I think the best way is for designers to go to the frontline and find out more about their work at the storefront.
When I first started FRIESENGUYS, I launched my designs within two months through a department store. When you are in retail, you are confronted with the reality of hitting sales targets and you can see firsthand that you need cash flow. I didn’t start as a buzzy designer and I can’t rely on exposure and fame to generate sales, I have to be “commercial”, relying solely on product design, quality and serving my customers directly, seeing their responses and what they needed for better range planning.
FRIESENGUYS has become an autobiography of things and fantasies that I am personally obsessed with. However, I see my work as ready-to-wear, functionality and wearability, in this case, are the “reality” in the collections. Being “commercial” can be seen as a dirty word, but to me, there’s no bigger compliment than someone spending their hard-earned money on something we made. I find it very flattering. There are not many industries out there where you can dream about something, make it yourself and hopefully, have an impact both commercially and creatively.

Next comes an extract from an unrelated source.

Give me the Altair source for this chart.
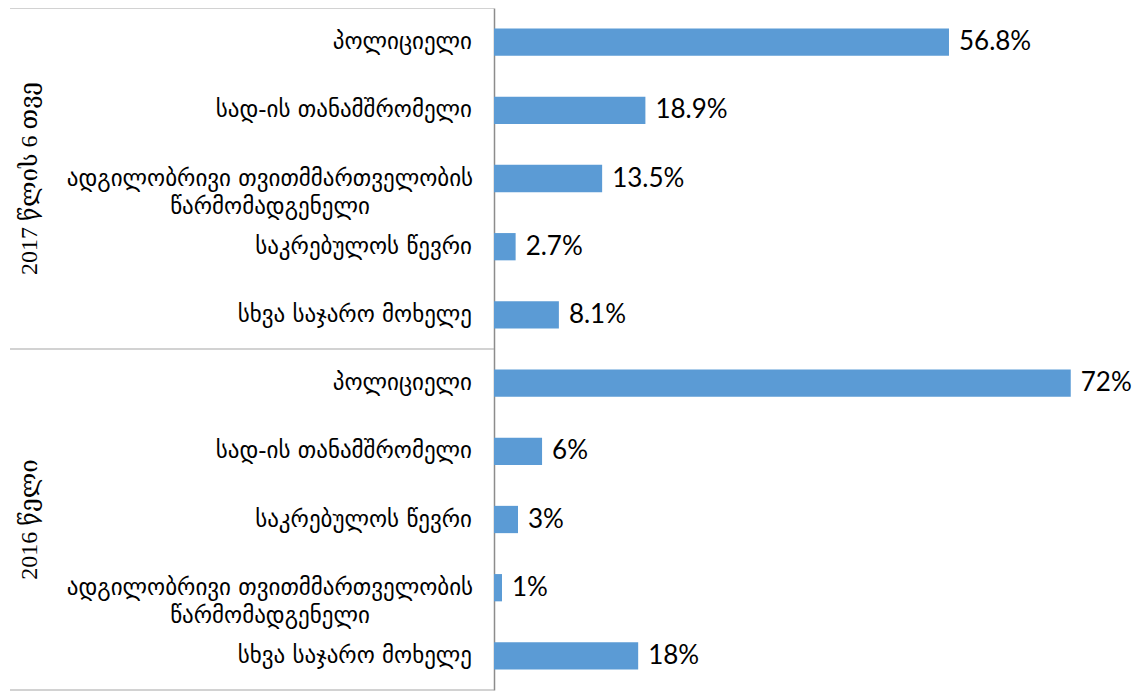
import altair as alt
import pandas as pd

groups = ["2017 წლის 6 თვე", "2016 წელი"]
categories_2017 = [
    "პოლიციელი",
    "სად-ის თანამშრომელი",
    "ადგილობრივი თვითმმართველობის\nწარმომადგენელი",
    "საკრებულოს წევრი",
    "სხვა საჯარო მოხელე",
]
values_2017 = [56.8, 18.9, 13.5, 2.7, 8.1]
categories_2016 = [
    "პოლიციელი",
    "სად-ის თანამშრომელი",
    "საკრებულოს წევრი",
    "ადგილობრივი თვითმმართველობის\nწარმომადგენელი",
    "სხვა საჯარო მოხელე",
]
values_2016 = [72, 6, 3, 1, 18]

rows = []
for gi, (cats, vals) in enumerate([(categories_2017, values_2017), (categories_2016, values_2016)]):
    for i, (c, v) in enumerate(zip(cats, vals)):
        rows.append({"key": f"g{gi}r{i}", "group": groups[gi], "gi": gi, "idx": i,
                     "cat": c, "multi": "\n" in c, "value": v})
df = pd.DataFrame(rows)
keys = list(df["key"])

W, H = 620, 682
STEP = H / 10
OUTER = 0.3
BLUE = "#5B9BD5"
GEO_FONT = "DejaVu Sans"

yscale = alt.Scale(domain=keys, paddingInner=0.6, paddingOuter=OUTER)
xscale = alt.Scale(domain=[0, 77.4])

base = alt.Chart(df)

bars = base.mark_bar(color=BLUE).encode(
    x=alt.X("value:Q", scale=xscale, axis=None),
    y=alt.Y("key:N", scale=yscale, sort=keys,
            axis=alt.Axis(labels=False, ticks=False, title=None, domain=True,
                          domainColor="#8c8c8c", domainWidth=1.5, grid=False)),
)

values_txt = base.transform_calculate(lbl="datum.value + '%'").mark_text(
    align="left", baseline="middle", dx=10, font="Lato", fontSize=26, color="#000000"
).encode(
    x=alt.X("value:Q", scale=xscale),
    y=alt.Y("key:N", scale=yscale, sort=keys),
    text="lbl:N",
)

single = base.transform_filter("!datum.multi").mark_text(
    align="right", baseline="middle", font=GEO_FONT, fontSize=23, color="#000000"
).encode(
    x=alt.value(-22),
    y=alt.Y("key:N", scale=yscale, sort=keys),
    text="cat:N",
)

multi = base.transform_filter("datum.multi").mark_text(
    align="center", baseline="middle", font=GEO_FONT, fontSize=23, color="#000000",
    lineBreak="\n", lineHeight=28
).encode(
    x=alt.value(-224),
    y=alt.Y("key:N", scale=yscale, sort=keys),
    text="cat:N",
)

group_txt = base.transform_filter("datum.idx == 2").mark_text(
    align="center", baseline="middle", angle=270,
    font="Liberation Serif, DejaVu Serif", fontSize=24, color="#000000"
).encode(
    x=alt.value(-464),
    y=alt.Y("key:N", scale=yscale, sort=keys),
    text="group:N",
)

sep_top = base.transform_filter("datum.idx == 0").mark_rule(
    color="#a6a6a6", strokeWidth=1.2, yOffset=-OUTER * STEP
).encode(
    x=alt.value(-484), x2=alt.value(0),
    y=alt.Y("key:N", scale=yscale, sort=keys, bandPosition=0),
)

sep_bottom = base.transform_filter("datum.idx == 4 && datum.gi == 1").mark_rule(
    color="#a6a6a6", strokeWidth=1.2, yOffset=OUTER * STEP
).encode(
    x=alt.value(-484), x2=alt.value(0),
    y=alt.Y("key:N", scale=yscale, sort=keys, bandPosition=1),
)

chart = alt.layer(sep_top, sep_bottom, bars, values_txt, single, multi, group_txt).properties(
    width=W, height=H,
    autosize=alt.AutoSizeParams(type="none"),
    padding={"left": 486, "top": 0, "right": 19, "bottom": 4},
).configure(background="white").configure_view(stroke=None)

chart.save("out.html", embed_options={"renderer": "svg", "actions": False})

Which piece among all your creations is your favourite?
There are so many since everything is a labour of love, but my current favourite is my Rocket Dress. It represents a lot of work my team put in to produce a straightforward, 3D pattern construction with only fabric.
My technical knowledge was stunted since my education in fashion design was put to a halt, so I tended to stick to basic shapes and silhouettes. I’m fortunate to have an incredible mentor who allowed us to pursue much more ambitious garment construction.
How do you see the local fashion scene shifting, and where do you see your place within that change?
The local fashion scene is becoming so vibrant and exciting with more contemporary approaches, without abandoning our Malaysian culture and heritage. I believe the world is starting to see the talents we have in this country over the last few years.
My role is to continue to dream, explore and create designs that I reckon are fresh and forward-thinking. I want to create a label that’s backed up by great work and excellent construction, made locally.
As a local fashion designer in Malaysia, what do you like about the industry and what do you think could be improved?
It’s the best thing that could’ve happened to me. I felt I was at the right place, at the right time and I believe we are maturing into a golden era of Malaysian design. There have been more opportunities for exposure and we should maximise them.
If you compare us to our neighbouring countries, we are not as strong in terms of garment production, sourcing and skills. We have access to materials, but not the best access to fabrics and trim. We have garment production, but not the greatest garment production. It can be frustrating since everything can be a bit spotty. From what I know, we also have a lot of skilled people in the garment industry who have either retired or are not around anymore.
The issues aforementioned intensify my decision to bring about in-house garment production. It might be cheaper to outsource, but I like the feeling of being able to see and supervise everything that is going on at FRIESENGUYS. I like being able to trace everything as every part of this process is part of the creativity, not just the design visions and the final looks.